As with all matters concerning the administration of the courtroom, the trial judge was responsible for properly implementing the policy under its "inherent authority and the affirmative obligation to control conduct and decorum in the courtroom, in order to promote the fair administration of justice for all" (People v Nelson, 27 NY3d 361, 367 [2016]; see Jelke, 308 at 63). The trial judge here recognized the same and relied on this power over courtroom administration as the source of his authority for adopting his general policy. When the judge delegated implementation of the policy to the court officers they, in turn, acted at his direction as his agents. The Sixth Amendment requires trial courts "to take every reasonable measure to accommodate public attendance at criminal trials" (Presley v Georgia, 558 US 209, 215 [2010]), and the court was required to do more than the record reveals here such that its policy was properly implemented. The judge's failure to do so caused an exclusion of members of the public without justification and, therefore, violated defendant's right to a public trial (see e.g. People v Moise, 110 AD3d 49, 52 [1st Dept 2013]).

That no officer physically prevented anyone from entering at a time when a witness was not testifying misses the point that members of the public were excluded as a direct consequence of the implementation of the judge's policy. Contrary to the judge's suggestion, it was not the responsibility of the members of the public to ask the [*3]officers if the courtroom was open. Indeed, under the circumstances why would they? Logically, once they turned in their phones or adjusted their attire as directed by the court officer standing in front of the courtroom doors, they would have rightly expected, and waited, until further instruction as to whether and when they could enter.

This did not escape the only court officer stationed outside the courtroom, who testified that she assumed persons waiting in the hallway would have understood that they could not enter without affirmative permission. Her fellow officer apparently labored under the same assumption because upon opening the courtroom that morning, he immediately informed two people waiting directly across the hallway that they could enter. Furthermore, as the surveillance video clearly depicts, the individuals waiting across the hallway were ultimately allowed entry only after undergoing a security check, which suggests a shared understanding that they could not simply walk through the doors into the courtroom after turning in their phones. Given these facts and the officers' failure to notify those waiting in the hallway that they could enter—for example, by verbal communication or placing a sign indicating the courtroom was open—those individuals were unjustifiably excluded from the courtroom at a time when the courtroom should have been open.

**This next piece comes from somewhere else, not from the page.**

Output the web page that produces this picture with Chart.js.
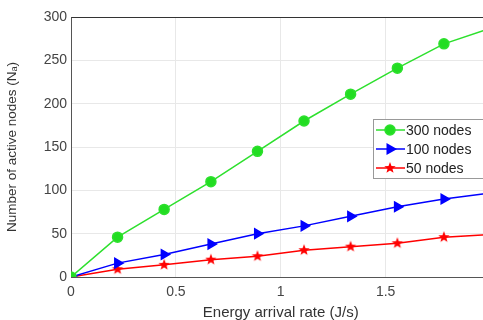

The prosecution's reliance on Peterson is misplaced. In Peterson—and Colon (71 NY2d at 410) and People v Glover (60 NY2d 783 [1983]) cited therein—no person was excluded pursuant to the court's rule (see Peterson, 81 NY2d at 825 [holding that "(a) denial of the public trial right requires an affirmative act by the trial court excluding persons from the courtroom," and a "brief and inadvertent continuation of a proper courtroom closing, which was not noticed by any of the participants, did not violate defendant's right to a public trial"]; Colon, 71 NY2d at 416 [holding that locking the courtroom doors during the jury charge does not constitute a "closure" because "the trial court's action . . . does not explicitly exclude anybody"]; Glover, 60 NY2d at 785 [holding that closure of the courtroom did not deny defendant's right to a public trial where "(t)here (wa)s no indication that the court excluded or intended to exclude any member of the public who sought to attend the trial"]). Here, members of the public were in fact excluded, and as we have explained above, that exclusion tracks back to the trial judge's policy.

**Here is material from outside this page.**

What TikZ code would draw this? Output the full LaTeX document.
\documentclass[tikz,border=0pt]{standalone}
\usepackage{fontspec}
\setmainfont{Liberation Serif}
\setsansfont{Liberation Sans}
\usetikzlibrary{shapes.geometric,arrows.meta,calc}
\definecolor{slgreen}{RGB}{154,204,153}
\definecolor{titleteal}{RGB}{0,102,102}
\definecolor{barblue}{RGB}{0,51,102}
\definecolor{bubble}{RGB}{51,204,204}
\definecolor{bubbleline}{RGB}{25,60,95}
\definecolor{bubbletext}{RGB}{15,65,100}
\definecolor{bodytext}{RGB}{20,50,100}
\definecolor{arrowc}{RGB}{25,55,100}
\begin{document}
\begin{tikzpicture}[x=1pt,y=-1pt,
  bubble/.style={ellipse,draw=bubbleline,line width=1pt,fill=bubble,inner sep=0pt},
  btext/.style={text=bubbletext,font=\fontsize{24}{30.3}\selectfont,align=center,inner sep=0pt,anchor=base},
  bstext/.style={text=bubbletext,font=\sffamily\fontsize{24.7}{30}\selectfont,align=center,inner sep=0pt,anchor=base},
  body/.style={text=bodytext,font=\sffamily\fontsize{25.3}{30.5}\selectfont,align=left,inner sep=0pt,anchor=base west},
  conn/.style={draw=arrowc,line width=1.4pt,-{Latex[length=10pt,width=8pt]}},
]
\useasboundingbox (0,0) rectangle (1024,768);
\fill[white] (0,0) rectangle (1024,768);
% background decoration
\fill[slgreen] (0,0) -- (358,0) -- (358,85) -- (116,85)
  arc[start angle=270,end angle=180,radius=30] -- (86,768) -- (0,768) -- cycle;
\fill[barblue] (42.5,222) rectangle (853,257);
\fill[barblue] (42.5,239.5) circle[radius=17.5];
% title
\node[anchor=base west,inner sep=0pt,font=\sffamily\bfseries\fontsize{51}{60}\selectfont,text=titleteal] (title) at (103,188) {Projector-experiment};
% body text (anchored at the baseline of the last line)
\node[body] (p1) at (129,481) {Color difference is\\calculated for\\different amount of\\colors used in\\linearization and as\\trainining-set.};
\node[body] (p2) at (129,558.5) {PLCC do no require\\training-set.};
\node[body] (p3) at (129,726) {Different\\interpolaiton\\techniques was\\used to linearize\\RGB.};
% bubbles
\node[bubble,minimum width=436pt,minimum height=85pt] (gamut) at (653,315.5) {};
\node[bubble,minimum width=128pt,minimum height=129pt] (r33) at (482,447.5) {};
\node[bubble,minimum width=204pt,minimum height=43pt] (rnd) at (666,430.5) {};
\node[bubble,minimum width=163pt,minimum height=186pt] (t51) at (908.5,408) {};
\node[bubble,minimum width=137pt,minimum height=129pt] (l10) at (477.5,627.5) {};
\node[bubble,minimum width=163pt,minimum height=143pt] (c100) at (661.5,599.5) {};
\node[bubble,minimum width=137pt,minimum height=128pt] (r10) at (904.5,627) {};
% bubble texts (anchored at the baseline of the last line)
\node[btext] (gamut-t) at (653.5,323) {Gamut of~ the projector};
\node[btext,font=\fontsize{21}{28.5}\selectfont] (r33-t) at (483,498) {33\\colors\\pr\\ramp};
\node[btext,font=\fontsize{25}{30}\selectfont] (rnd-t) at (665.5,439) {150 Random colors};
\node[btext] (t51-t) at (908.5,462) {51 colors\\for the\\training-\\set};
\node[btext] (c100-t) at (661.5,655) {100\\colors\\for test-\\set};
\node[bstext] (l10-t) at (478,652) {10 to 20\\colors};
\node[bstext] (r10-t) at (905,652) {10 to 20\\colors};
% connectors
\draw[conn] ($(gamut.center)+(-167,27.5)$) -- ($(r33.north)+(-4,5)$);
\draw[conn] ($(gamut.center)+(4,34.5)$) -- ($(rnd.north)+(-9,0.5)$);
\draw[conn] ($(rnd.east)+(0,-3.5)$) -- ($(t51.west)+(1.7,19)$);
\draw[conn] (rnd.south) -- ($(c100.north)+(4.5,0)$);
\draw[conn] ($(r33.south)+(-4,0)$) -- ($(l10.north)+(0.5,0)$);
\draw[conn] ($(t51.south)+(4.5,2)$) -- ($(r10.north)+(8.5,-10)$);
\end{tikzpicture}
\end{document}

Our decision on this issue renders it unnecessary for us to address defendant's remaining claims. And although we have considered defendant's challenge to the public exclusion based on the policy as implemented, our holding should not be interpreted as an endorsement of the trial judge's general policy prohibiting ingress and egress during witness testimony. As in Colon, we have no occasion, at this time, to consider "the propriety of routinely locking the doors during other portions of the trial" (71 NY2d at 417).

III.

We conclude that, because the trial judge adopted the policy of routinely prohibiting entry to the courtroom, he ultimately bore responsibility for its proper implementation. The misapplication of the judge's policy led to an unjustified exclusion of the public and therefore violated defendant's right to a public trial.

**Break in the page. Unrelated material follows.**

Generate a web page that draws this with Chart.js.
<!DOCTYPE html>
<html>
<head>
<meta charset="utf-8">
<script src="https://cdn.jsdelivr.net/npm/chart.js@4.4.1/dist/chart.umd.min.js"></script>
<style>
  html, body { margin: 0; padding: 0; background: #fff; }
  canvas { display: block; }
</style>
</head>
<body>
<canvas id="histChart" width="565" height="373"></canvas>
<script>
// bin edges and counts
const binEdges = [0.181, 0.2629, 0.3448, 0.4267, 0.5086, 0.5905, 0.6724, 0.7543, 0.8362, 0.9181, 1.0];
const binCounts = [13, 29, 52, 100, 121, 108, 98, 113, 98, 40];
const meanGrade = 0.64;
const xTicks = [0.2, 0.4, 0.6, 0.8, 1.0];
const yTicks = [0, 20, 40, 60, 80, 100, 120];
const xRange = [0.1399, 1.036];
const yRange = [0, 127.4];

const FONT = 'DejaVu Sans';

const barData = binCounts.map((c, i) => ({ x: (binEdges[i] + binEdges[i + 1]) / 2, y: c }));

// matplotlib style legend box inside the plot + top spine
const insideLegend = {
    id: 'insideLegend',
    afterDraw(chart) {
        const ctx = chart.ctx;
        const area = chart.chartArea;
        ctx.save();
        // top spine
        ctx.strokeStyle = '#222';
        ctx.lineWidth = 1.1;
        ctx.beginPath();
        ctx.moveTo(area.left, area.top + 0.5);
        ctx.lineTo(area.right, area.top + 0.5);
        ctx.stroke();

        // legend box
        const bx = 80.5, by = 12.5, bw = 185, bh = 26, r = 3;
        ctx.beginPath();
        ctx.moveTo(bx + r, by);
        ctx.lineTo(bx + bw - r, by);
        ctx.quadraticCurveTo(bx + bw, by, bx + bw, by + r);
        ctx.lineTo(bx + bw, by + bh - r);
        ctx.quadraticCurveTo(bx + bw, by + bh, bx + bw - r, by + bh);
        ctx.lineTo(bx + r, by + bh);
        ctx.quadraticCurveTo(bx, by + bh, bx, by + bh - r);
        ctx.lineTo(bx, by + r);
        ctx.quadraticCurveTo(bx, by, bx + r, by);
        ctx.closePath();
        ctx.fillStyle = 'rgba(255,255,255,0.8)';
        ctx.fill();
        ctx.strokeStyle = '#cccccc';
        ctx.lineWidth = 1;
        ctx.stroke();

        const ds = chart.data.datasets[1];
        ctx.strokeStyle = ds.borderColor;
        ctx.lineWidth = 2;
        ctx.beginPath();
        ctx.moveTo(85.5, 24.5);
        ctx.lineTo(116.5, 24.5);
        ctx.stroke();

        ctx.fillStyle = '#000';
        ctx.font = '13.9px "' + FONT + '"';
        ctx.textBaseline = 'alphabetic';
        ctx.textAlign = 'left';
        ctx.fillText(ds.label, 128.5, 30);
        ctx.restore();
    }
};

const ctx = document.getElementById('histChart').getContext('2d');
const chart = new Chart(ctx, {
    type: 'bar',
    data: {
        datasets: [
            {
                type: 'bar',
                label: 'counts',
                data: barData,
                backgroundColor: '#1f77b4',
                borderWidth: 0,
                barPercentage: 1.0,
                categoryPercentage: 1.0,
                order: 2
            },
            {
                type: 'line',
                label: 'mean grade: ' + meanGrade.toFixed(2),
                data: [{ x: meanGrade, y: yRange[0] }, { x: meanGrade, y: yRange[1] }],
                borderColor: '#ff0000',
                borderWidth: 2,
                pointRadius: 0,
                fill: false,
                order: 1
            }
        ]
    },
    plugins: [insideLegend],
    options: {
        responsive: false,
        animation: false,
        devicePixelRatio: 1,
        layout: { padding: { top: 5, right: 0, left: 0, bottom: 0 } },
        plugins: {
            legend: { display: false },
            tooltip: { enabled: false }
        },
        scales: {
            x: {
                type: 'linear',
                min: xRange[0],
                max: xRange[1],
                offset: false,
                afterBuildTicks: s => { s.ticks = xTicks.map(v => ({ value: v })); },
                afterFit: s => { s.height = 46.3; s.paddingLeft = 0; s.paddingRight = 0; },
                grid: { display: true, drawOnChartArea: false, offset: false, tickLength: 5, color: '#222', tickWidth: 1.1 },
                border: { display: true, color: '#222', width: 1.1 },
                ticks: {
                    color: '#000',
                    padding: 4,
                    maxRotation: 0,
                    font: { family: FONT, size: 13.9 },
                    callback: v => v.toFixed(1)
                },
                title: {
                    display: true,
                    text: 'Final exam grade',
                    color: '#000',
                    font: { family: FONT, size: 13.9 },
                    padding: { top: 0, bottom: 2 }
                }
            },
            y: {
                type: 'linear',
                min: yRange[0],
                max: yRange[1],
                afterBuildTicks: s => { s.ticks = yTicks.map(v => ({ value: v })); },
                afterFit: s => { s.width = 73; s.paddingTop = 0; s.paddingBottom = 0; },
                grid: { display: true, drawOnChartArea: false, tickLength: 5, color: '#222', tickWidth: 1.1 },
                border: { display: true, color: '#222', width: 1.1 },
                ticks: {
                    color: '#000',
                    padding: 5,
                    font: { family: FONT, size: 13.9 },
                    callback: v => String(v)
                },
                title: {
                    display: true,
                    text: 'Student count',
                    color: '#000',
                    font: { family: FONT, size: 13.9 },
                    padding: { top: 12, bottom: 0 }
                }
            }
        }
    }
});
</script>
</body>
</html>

Accordingly, the order of the Appellate Division should be reversed and a new trial ordered.


GARCIA, J. (concurring):

I agree that, under the unique facts of this case, defendant's right to a public trial was violated, and that defendant is therefore entitled to a new trial. Defendant did not preserve an objection to the propriety of the trial court's general policy prohibiting spectator traffic during witness testimony, and therefore the issue of whether that policy is a "reasonable restriction upon the time and manner of public access to the trial" is not before us (see People v Colon, 71 NY2d 410, 416-417 [1988]). I would hold, however, that the court's implementation of that policy here resulted in an unconstitutional closure.

"Trial courts have the discretion to exclude the public, although they must exercise that discretion 'sparingly . . . and then, only when unusual circumstances necessitate it' " (People v Jones, 96 NY2d 213, 216 [2001], quoting People v Martinez, 82 NY2d 436, 441 [1993]). The court must be " 'careful enough' " to ensure " 'that the defendant's right to a public trial is not being sacrificed for less than compelling reasons' " (People v Peterson, 186 AD2d 231, 232 [2d Dept 1992], affd, 81 NY2d 824, quoting People v Jones, 47 NY2d 409, 414-415 [1979]). The record from the hearing below establishes that, due to a miscommunication in the court officers' enforcement of the court's policy, officers prevented the public from entering the courtroom during a period that the courtroom should have been open pursuant to the court's policy. That exclusion was more than an "inadvertent lapse" resulting in a "continuation of a proper courtroom closing" (see People v Peterson, 81 NY2d 824, 825 [1993]). Rather, court personnel affirmatively kept out members of the public before the proceedings began and that closure continued for a significant period. The closure, though mistaken, cannot be deemed inadvertent.

Order reversed and a new trial ordered. Opinion by Judge Rivera. Chief Judge Wilson and Judges Cannataro, Troutman and Halligan concur. Judge Garcia concurs in result in an opinion, in which Judge Singas concurs.

Decided May 23, 2023

Footnotes

Footnote 1: There is no indication in the record that the trial judge was aware anyone was waiting in the hallway until he was so informed by the prosecutor.



Primary Holding

The Court of Appeals reversed Defendant's conviction of second-degree murder and second-degree criminal possession of a weapon, holding that members of the public were excluded from the courtroom at a time when they should have had access, and that error violated Defendant's right to a public trial.